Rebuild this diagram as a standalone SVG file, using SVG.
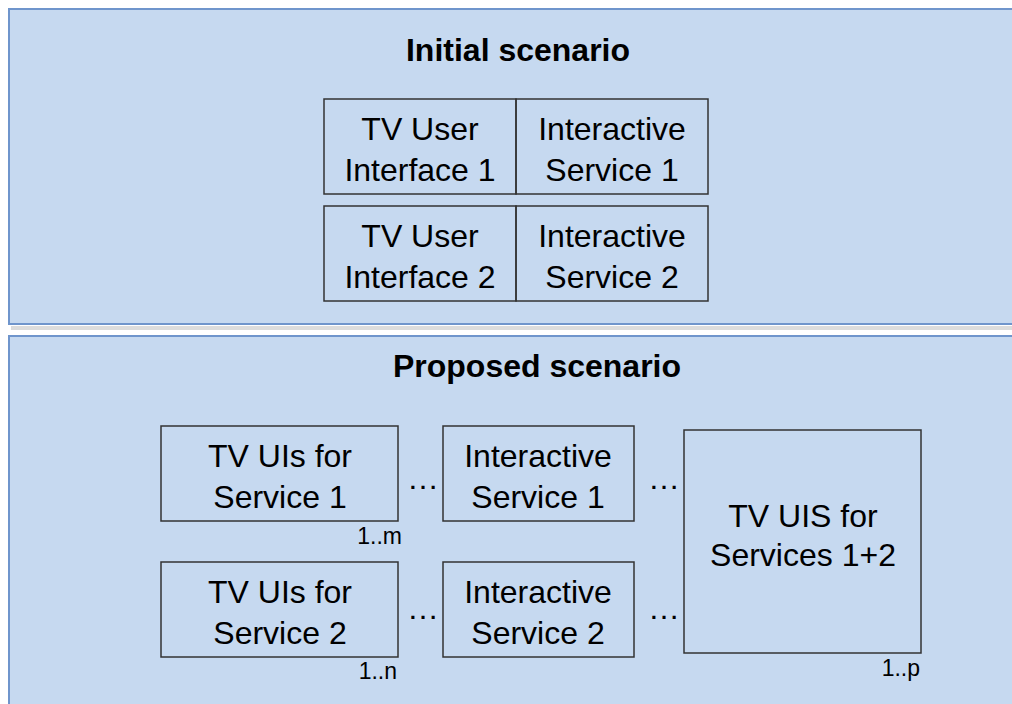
<svg xmlns="http://www.w3.org/2000/svg" width="1012" height="704" viewBox="0 0 1012 704">
<defs>
<style>
.panel{fill:#c6d9f0;stroke:#6f95cc;stroke-width:2}
.shadow{fill:#9a9a9a;opacity:0.35}
.box{fill:none;stroke:#333;stroke-width:1.5}
.t{font-family:"Liberation Sans",Arial,sans-serif;font-size:32px;fill:#000;text-anchor:middle}
.title{font-family:"Liberation Sans",Arial,sans-serif;font-size:32px;font-weight:bold;fill:#000;text-anchor:middle}
.m{font-family:"Liberation Sans",Arial,sans-serif;font-size:23px;fill:#000;text-anchor:end}
</style>
</defs>
<rect width="1012" height="704" fill="#ffffff"/>
<g id="panel-initial">
<rect class="shadow" x="11" y="326" width="1010" height="4"/>
<rect class="panel" x="9" y="9" width="1012" height="315"/>
<text class="title" x="518" y="61">Initial scenario</text>
</g>
<g id="panel-proposed">
<rect class="panel" x="9" y="336" width="1012" height="380"/>
<text class="title" x="537" y="377">Proposed scenario</text>
</g>
<g id="tvui1">
<rect class="box" x="324" y="99" width="192" height="95"/>
<text class="t" x="420" y="140">TV User</text>
<text class="t" x="420" y="181">Interface 1</text>
</g>
<g id="is1">
<rect class="box" x="516" y="99" width="192" height="95"/>
<text class="t" x="612" y="140">Interactive</text>
<text class="t" x="612" y="181">Service 1</text>
</g>
<g id="tvui2">
<rect class="box" x="324" y="206" width="192" height="95"/>
<text class="t" x="420" y="247">TV User</text>
<text class="t" x="420" y="288">Interface 2</text>
</g>
<g id="is2">
<rect class="box" x="516" y="206" width="192" height="95"/>
<text class="t" x="612" y="247">Interactive</text>
<text class="t" x="612" y="288">Service 2</text>
</g>
<g id="tvuis-s1">
<rect class="box" x="161" y="426" width="237" height="95"/>
<text class="t" x="280" y="467">TV UIs for</text>
<text class="t" x="280" y="508">Service 1</text>
<text class="m" x="402" y="544">1..m</text>
</g>
<g id="tvuis-s2">
<rect class="box" x="161" y="562" width="237" height="95"/>
<text class="t" x="280" y="603">TV UIs for</text>
<text class="t" x="280" y="644">Service 2</text>
<text class="m" x="397" y="679">1..n</text>
</g>
<g id="is-p1">
<rect class="box" x="443" y="426" width="191" height="95"/>
<text class="t" x="538" y="467">Interactive</text>
<text class="t" x="538" y="508">Service 1</text>
</g>
<g id="is-p2">
<rect class="box" x="443" y="562" width="191" height="95"/>
<text class="t" x="538" y="603">Interactive</text>
<text class="t" x="538" y="644">Service 2</text>
</g>
<g id="tvuis-s12">
<rect class="box" x="684" y="430" width="237" height="223"/>
<text class="t" x="803" y="527">TV UIS for</text>
<text class="t" x="803" y="566">Services 1+2</text>
<text class="m" x="920" y="676">1..p</text>
</g>
<g id="connectors">
<text class="t" x="423" y="489">…</text>
<text class="t" x="423" y="619">…</text>
<text class="t" x="664" y="489">…</text>
<text class="t" x="664" y="619">…</text>
</g>
</svg>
☆ ☆ ☆ ☆ ☆ ☆ ☆
* [Exercise aim] Copy every line of the data exactly as written, excluding the pictures.

* [Exercise output]
Rebuild this diagram as a standalone SVG file, using SVG.
<svg xmlns="http://www.w3.org/2000/svg" width="1012" height="704" viewBox="0 0 1012 704">
<defs>
<style>
.panel{fill:#c6d9f0;stroke:#6f95cc;stroke-width:2}
.shadow{fill:#9a9a9a;opacity:0.35}
.box{fill:none;stroke:#333;stroke-width:1.5}
.t{font-family:"Liberation Sans",Arial,sans-serif;font-size:32px;fill:#000;text-anchor:middle}
.title{font-family:"Liberation Sans",Arial,sans-serif;font-size:32px;font-weight:bold;fill:#000;text-anchor:middle}
.m{font-family:"Liberation Sans",Arial,sans-serif;font-size:23px;fill:#000;text-anchor:end}
</style>
</defs>
<rect width="1012" height="704" fill="#ffffff"/>
<g id="panel-initial">
<rect class="shadow" x="11" y="326" width="1010" height="4"/>
<rect class="panel" x="9" y="9" width="1012" height="315"/>
<text class="title" x="518" y="61">Initial scenario</text>
</g>
<g id="panel-proposed">
<rect class="panel" x="9" y="336" width="1012" height="380"/>
<text class="title" x="537" y="377">Proposed scenario</text>
</g>
<g id="tvui1">
<rect class="box" x="324" y="99" width="192" height="95"/>
<text class="t" x="420" y="140">TV User</text>
<text class="t" x="420" y="181">Interface 1</text>
</g>
<g id="is1">
<rect class="box" x="516" y="99" width="192" height="95"/>
<text class="t" x="612" y="140">Interactive</text>
<text class="t" x="612" y="181">Service 1</text>
</g>
<g id="tvui2">
<rect class="box" x="324" y="206" width="192" height="95"/>
<text class="t" x="420" y="247">TV User</text>
<text class="t" x="420" y="288">Interface 2</text>
</g>
<g id="is2">
<rect class="box" x="516" y="206" width="192" height="95"/>
<text class="t" x="612" y="247">Interactive</text>
<text class="t" x="612" y="288">Service 2</text>
</g>
<g id="tvuis-s1">
<rect class="box" x="161" y="426" width="237" height="95"/>
<text class="t" x="280" y="467">TV UIs for</text>
<text class="t" x="280" y="508">Service 1</text>
<text class="m" x="402" y="544">1..m</text>
</g>
<g id="tvuis-s2">
<rect class="box" x="161" y="562" width="237" height="95"/>
<text class="t" x="280" y="603">TV UIs for</text>
<text class="t" x="280" y="644">Service 2</text>
<text class="m" x="397" y="679">1..n</text>
</g>
<g id="is-p1">
<rect class="box" x="443" y="426" width="191" height="95"/>
<text class="t" x="538" y="467">Interactive</text>
<text class="t" x="538" y="508">Service 1</text>
</g>
<g id="is-p2">
<rect class="box" x="443" y="562" width="191" height="95"/>
<text class="t" x="538" y="603">Interactive</text>
<text class="t" x="538" y="644">Service 2</text>
</g>
<g id="tvuis-s12">
<rect class="box" x="684" y="430" width="237" height="223"/>
<text class="t" x="803" y="527">TV UIS for</text>
<text class="t" x="803" y="566">Services 1+2</text>
<text class="m" x="920" y="676">1..p</text>
</g>
<g id="connectors">
<text class="t" x="423" y="489">…</text>
<text class="t" x="423" y="619">…</text>
<text class="t" x="664" y="489">…</text>
<text class="t" x="664" y="619">…</text>
</g>
</svg>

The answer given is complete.